It wasn't until the day before the primary that Murkowski did a "you lie"-style radio ad, called "Truth." But this was lost amid a barrage of negative Miller and tea party ads, and Murkowski's own ads, which continued to focus almost exclusively on her experience and record.
The de facto leader of the tea party movement is Palin, who took barbs at Murkowski on her Facebook page when urging Alaskans to elect Miller.
Both women have denied there's a feud between them, but there's certainly no love lost. Palin beat Frank Murkowski in the GOP gubernatorial primary in 2006. And when Palin quit as governor during the middle of her first term, Lisa Murkowski said she was "deeply disappointed that the governor has decided to abandon the state and her constituents before her term has concluded."
Palin had initially donated to Murkowski's re-election fund, but afterward endorsed Miller. Palin's husband, Todd, attended Miller fundraisers.
And there's been continued sniping from both. In the last weekend before the election, Palin encouraged her Facebook fans to donate $30,000 for a critical last ad for Miller. "Let's raise $1,000 for each of the 30 years this senate seat has been locked in by the Murkowski family," she wrote.

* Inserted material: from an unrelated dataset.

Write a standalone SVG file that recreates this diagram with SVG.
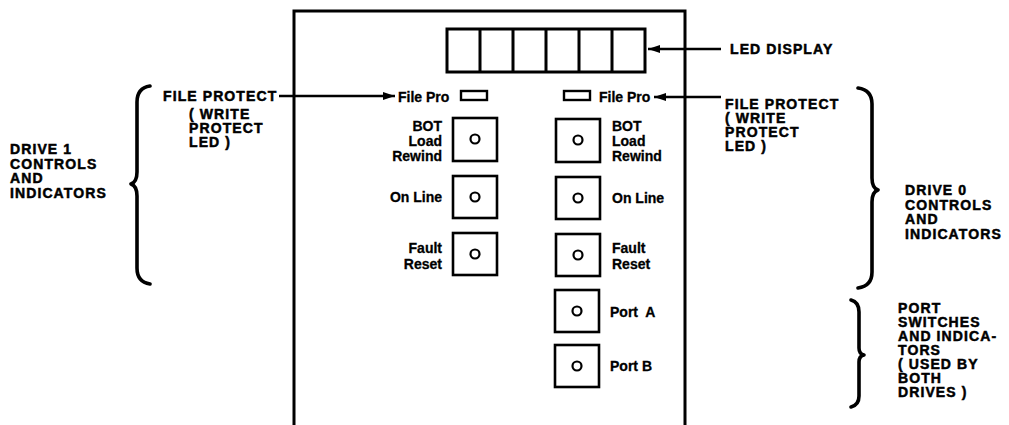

On election night, Murkowski told the Anchorage Daily News that Palin isn't keeping the promise she made when she resigned last summer — that she would use her national role to help Alaska.
"I think she's out for her own self-interest. I don't think she's out for Alaska's interest," Murkowski said.
Clive Thomas, a political science professor at the University of Alaska Southeast who has spoken extensively on the Palin phenomenon, said he doesn't know the source of the feud between Alaska's two most powerful politicians.
"Lisa is much of a more mainstream Republican that Sarah Palin has prided herself on not being," he said.